[MATERIAL FOR THIS TASK start]

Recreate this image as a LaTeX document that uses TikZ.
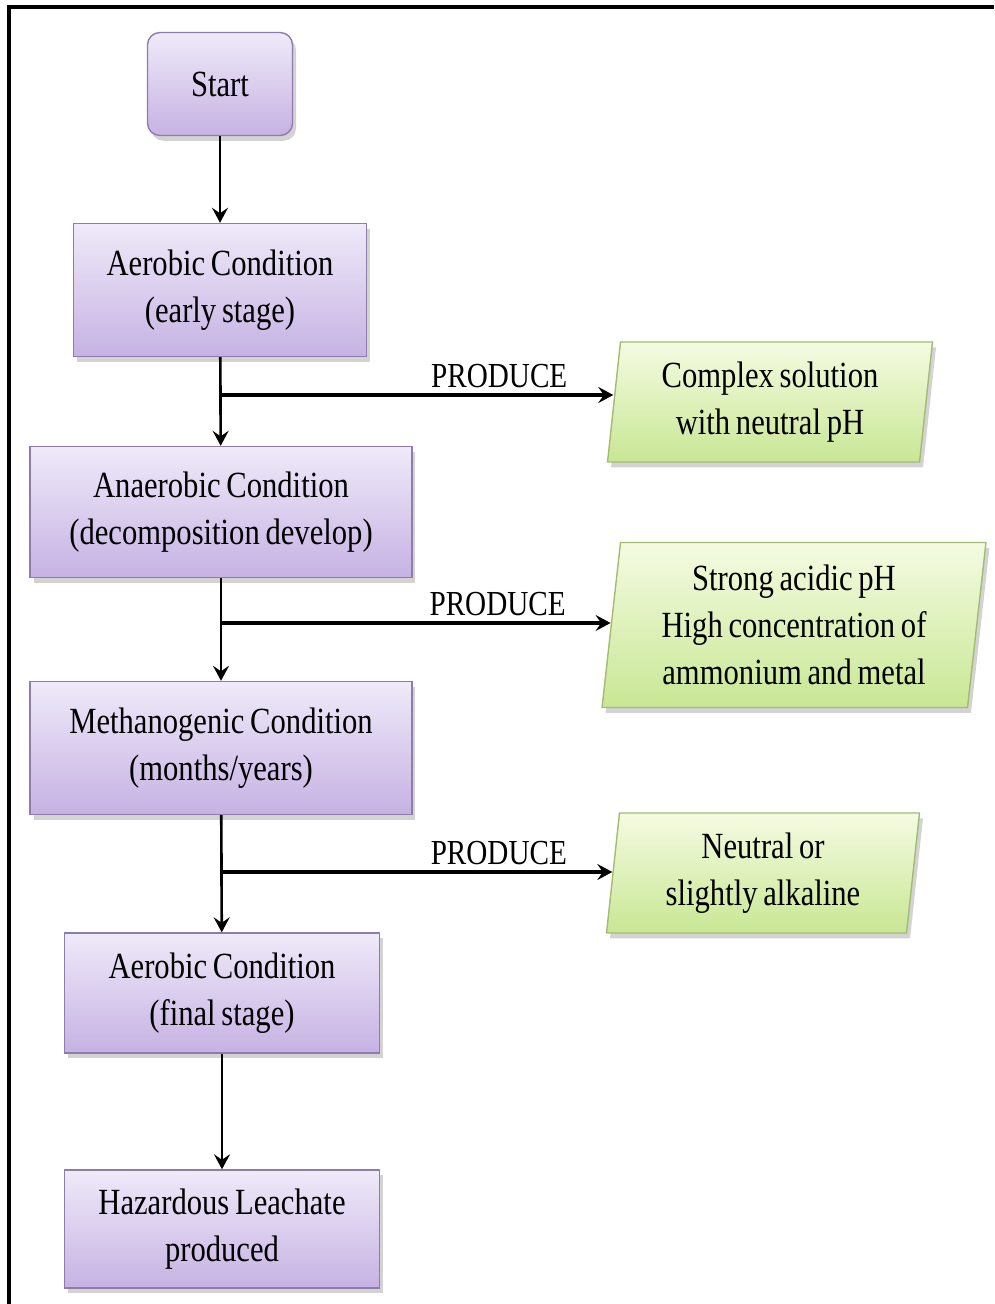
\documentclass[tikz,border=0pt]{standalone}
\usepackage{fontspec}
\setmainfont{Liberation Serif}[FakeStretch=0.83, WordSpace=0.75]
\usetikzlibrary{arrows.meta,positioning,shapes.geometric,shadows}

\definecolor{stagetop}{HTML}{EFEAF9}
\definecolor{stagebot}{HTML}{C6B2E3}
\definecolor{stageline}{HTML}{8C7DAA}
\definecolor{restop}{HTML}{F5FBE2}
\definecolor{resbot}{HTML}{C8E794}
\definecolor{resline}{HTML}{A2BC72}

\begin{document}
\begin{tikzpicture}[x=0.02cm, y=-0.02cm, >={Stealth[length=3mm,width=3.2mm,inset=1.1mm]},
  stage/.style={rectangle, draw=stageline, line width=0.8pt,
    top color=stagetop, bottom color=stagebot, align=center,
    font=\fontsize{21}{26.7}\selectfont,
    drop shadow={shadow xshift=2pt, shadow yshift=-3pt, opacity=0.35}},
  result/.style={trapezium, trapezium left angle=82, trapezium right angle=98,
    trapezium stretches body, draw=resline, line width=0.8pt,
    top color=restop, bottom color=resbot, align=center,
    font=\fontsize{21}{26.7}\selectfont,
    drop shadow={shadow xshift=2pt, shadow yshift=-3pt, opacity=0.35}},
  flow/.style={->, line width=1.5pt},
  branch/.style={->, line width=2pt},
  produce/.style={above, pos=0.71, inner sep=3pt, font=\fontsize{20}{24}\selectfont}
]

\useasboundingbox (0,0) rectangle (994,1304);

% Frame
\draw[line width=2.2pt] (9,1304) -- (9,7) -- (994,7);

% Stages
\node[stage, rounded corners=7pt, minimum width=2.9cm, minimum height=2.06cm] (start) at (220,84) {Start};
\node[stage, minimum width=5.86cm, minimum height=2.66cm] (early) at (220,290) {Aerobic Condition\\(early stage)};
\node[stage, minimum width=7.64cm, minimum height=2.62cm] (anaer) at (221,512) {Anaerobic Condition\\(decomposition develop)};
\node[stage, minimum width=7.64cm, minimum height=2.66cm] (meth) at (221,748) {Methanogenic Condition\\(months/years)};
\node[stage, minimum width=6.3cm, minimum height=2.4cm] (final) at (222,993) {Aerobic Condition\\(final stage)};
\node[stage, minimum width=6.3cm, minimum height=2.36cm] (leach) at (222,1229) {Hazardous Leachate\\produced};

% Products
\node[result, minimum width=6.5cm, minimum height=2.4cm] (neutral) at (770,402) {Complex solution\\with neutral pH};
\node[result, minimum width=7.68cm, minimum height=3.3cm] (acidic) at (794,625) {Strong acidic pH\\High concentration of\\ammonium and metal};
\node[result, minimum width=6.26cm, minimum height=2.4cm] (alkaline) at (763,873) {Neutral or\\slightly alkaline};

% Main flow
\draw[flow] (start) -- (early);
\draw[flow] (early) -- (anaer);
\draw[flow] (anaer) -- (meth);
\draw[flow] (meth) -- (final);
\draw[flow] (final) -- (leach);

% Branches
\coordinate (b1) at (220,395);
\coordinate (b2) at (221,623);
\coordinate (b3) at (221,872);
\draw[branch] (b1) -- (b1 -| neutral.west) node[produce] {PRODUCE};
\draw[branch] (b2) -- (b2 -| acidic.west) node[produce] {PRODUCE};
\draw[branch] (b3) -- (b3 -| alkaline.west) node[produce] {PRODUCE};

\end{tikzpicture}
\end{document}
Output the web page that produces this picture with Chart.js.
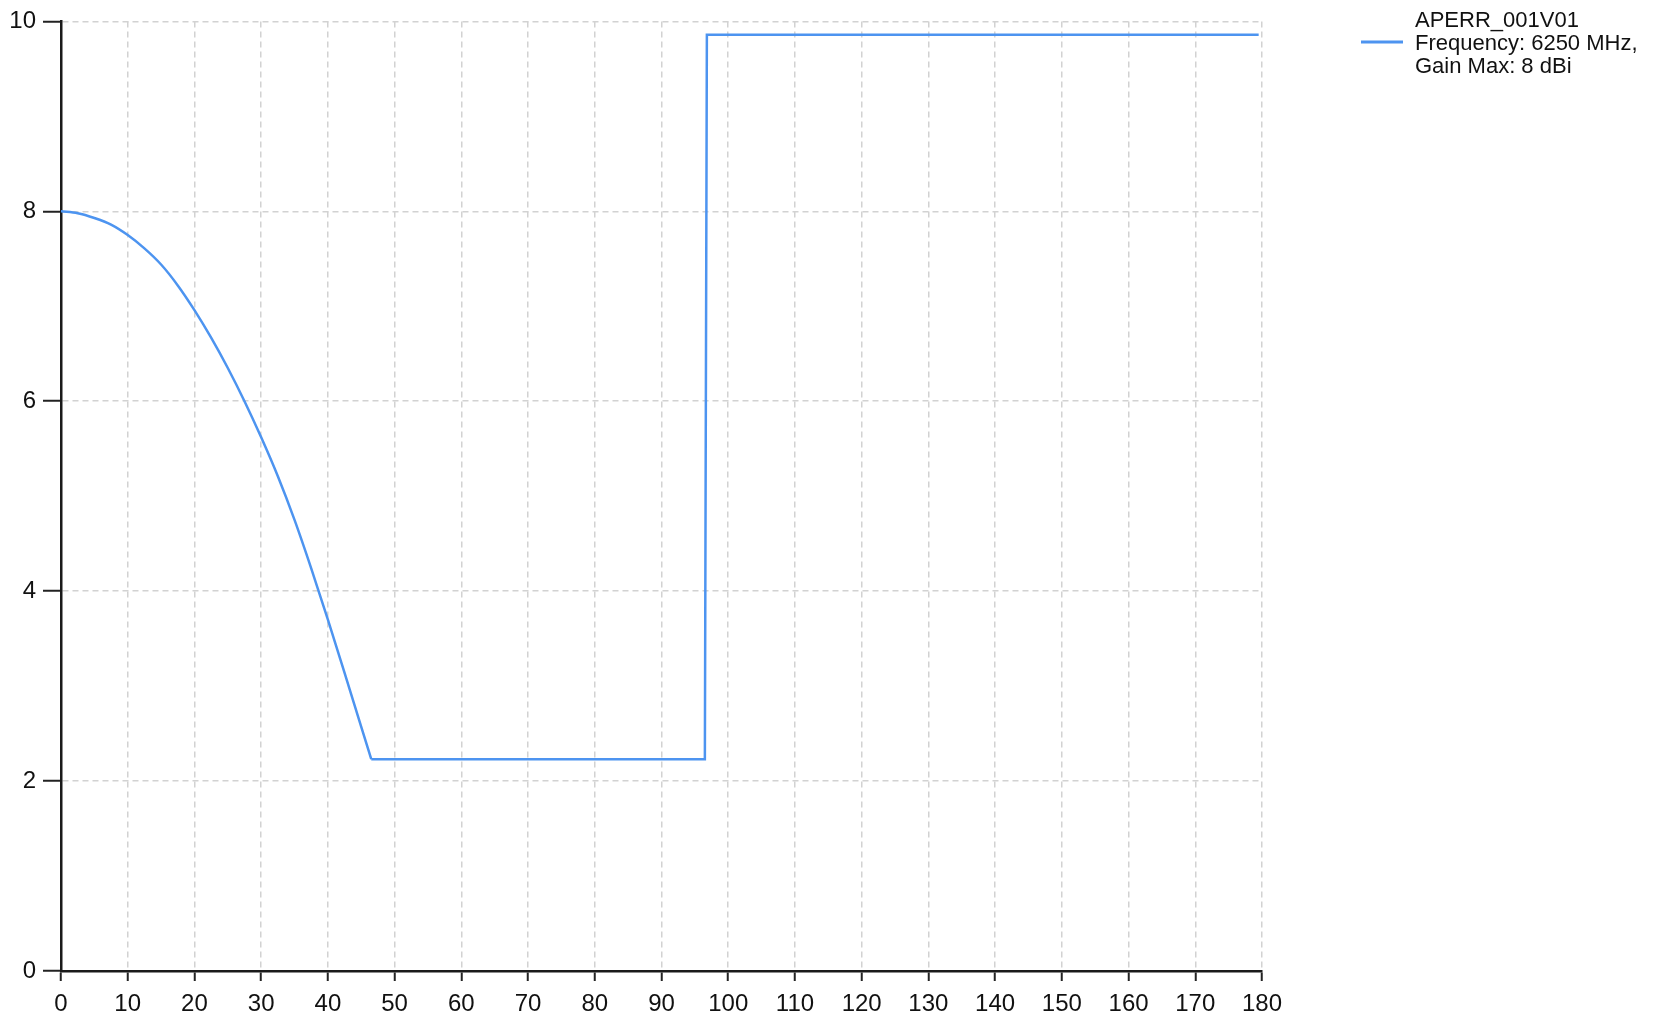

[MATERIAL FOR THIS TASK end]

__EXERCISE PROMPT__:
Each entry should be repeated exactly as it appears; the pictures stay out.

__RESULT OF THIS TASK__:
Recreate this image as a LaTeX document that uses TikZ.
\documentclass[tikz,border=0pt]{standalone}
\usepackage{fontspec}
\setmainfont{Liberation Serif}[FakeStretch=0.83, WordSpace=0.75]
\usetikzlibrary{arrows.meta,positioning,shapes.geometric,shadows}

\definecolor{stagetop}{HTML}{EFEAF9}
\definecolor{stagebot}{HTML}{C6B2E3}
\definecolor{stageline}{HTML}{8C7DAA}
\definecolor{restop}{HTML}{F5FBE2}
\definecolor{resbot}{HTML}{C8E794}
\definecolor{resline}{HTML}{A2BC72}

\begin{document}
\begin{tikzpicture}[x=0.02cm, y=-0.02cm, >={Stealth[length=3mm,width=3.2mm,inset=1.1mm]},
  stage/.style={rectangle, draw=stageline, line width=0.8pt,
    top color=stagetop, bottom color=stagebot, align=center,
    font=\fontsize{21}{26.7}\selectfont,
    drop shadow={shadow xshift=2pt, shadow yshift=-3pt, opacity=0.35}},
  result/.style={trapezium, trapezium left angle=82, trapezium right angle=98,
    trapezium stretches body, draw=resline, line width=0.8pt,
    top color=restop, bottom color=resbot, align=center,
    font=\fontsize{21}{26.7}\selectfont,
    drop shadow={shadow xshift=2pt, shadow yshift=-3pt, opacity=0.35}},
  flow/.style={->, line width=1.5pt},
  branch/.style={->, line width=2pt},
  produce/.style={above, pos=0.71, inner sep=3pt, font=\fontsize{20}{24}\selectfont}
]

\useasboundingbox (0,0) rectangle (994,1304);

% Frame
\draw[line width=2.2pt] (9,1304) -- (9,7) -- (994,7);

% Stages
\node[stage, rounded corners=7pt, minimum width=2.9cm, minimum height=2.06cm] (start) at (220,84) {Start};
\node[stage, minimum width=5.86cm, minimum height=2.66cm] (early) at (220,290) {Aerobic Condition\\(early stage)};
\node[stage, minimum width=7.64cm, minimum height=2.62cm] (anaer) at (221,512) {Anaerobic Condition\\(decomposition develop)};
\node[stage, minimum width=7.64cm, minimum height=2.66cm] (meth) at (221,748) {Methanogenic Condition\\(months/years)};
\node[stage, minimum width=6.3cm, minimum height=2.4cm] (final) at (222,993) {Aerobic Condition\\(final stage)};
\node[stage, minimum width=6.3cm, minimum height=2.36cm] (leach) at (222,1229) {Hazardous Leachate\\produced};

% Products
\node[result, minimum width=6.5cm, minimum height=2.4cm] (neutral) at (770,402) {Complex solution\\with neutral pH};
\node[result, minimum width=7.68cm, minimum height=3.3cm] (acidic) at (794,625) {Strong acidic pH\\High concentration of\\ammonium and metal};
\node[result, minimum width=6.26cm, minimum height=2.4cm] (alkaline) at (763,873) {Neutral or\\slightly alkaline};

% Main flow
\draw[flow] (start) -- (early);
\draw[flow] (early) -- (anaer);
\draw[flow] (anaer) -- (meth);
\draw[flow] (meth) -- (final);
\draw[flow] (final) -- (leach);

% Branches
\coordinate (b1) at (220,395);
\coordinate (b2) at (221,623);
\coordinate (b3) at (221,872);
\draw[branch] (b1) -- (b1 -| neutral.west) node[produce] {PRODUCE};
\draw[branch] (b2) -- (b2 -| acidic.west) node[produce] {PRODUCE};
\draw[branch] (b3) -- (b3 -| alkaline.west) node[produce] {PRODUCE};

\end{tikzpicture}
\end{document}
Output the web page that produces this picture with Chart.js.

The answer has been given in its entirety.